The dislocation structure of slip bands in deformed high entropy alloy nanopillars

Abstract

• Slip bands formed in compressed Al 0.1 CoCrFeNi nanopillars are examined by TEM. • A slip band consists primary and secondary dislocations with the latter mostly behind the slip band. • The role of dislocation pileup in front of the slip band is discussed. • A slip band model is proposed based on browns ellipsoidal slip band with supporting evidence of dislocation dipoles. Remarkable diversity is observed in dislocation interactions that are responsible for intermittent and sudden crystal slips. While large crystal slips can be easily observed on the surface of deformed crystals, unraveling the underlying dislocation interaction mechanisms, however, has been a longstanding challenge in the study of single-crystal plasticity.

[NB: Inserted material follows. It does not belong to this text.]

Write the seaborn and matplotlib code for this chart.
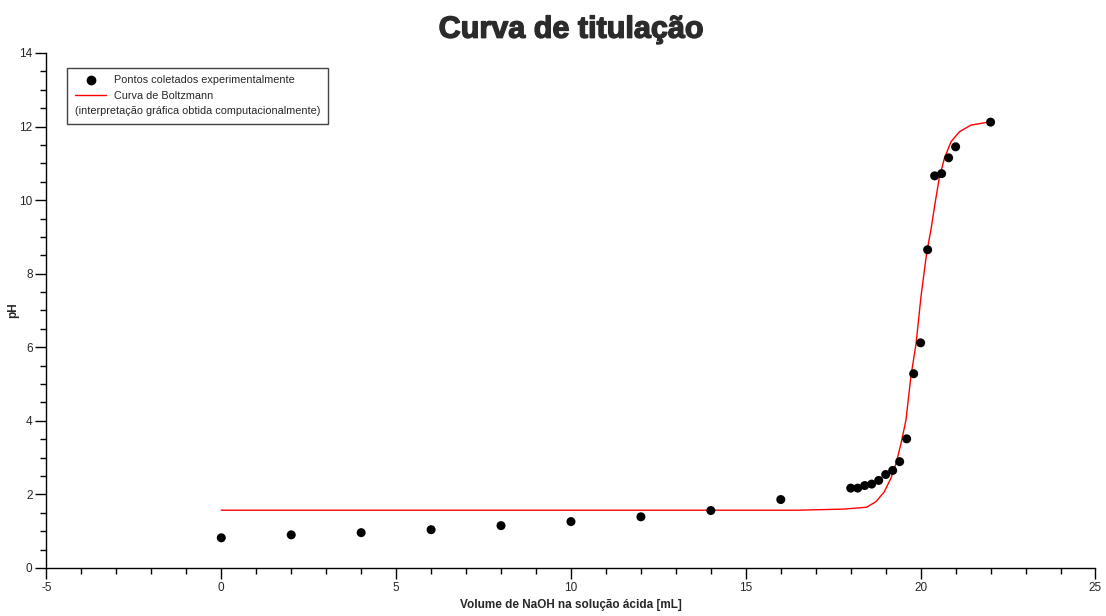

A recent study demonstrated that the sluggish dislocation dynamics in the high entropy alloy (HEA) of Al 0.1 CoCrFeNi enables the observation of slip bands for a direct link to dislocation avalanches in a nanopillar. Here, we further examined the dislocation structure of slip bands in the HEA nanopillars oriented for single slip. Experimental evidence was provided on the dislocation organization in a slip band based on groups of primary dislocations, secondary dislocations, and dislocation pileups. The results were compared with the previously proposed slip band models. The unique aspects of the HEA that enable such observations were also investigated through an examination of the dislocation microstructure and its response to applied forces in the HEA nanopillars.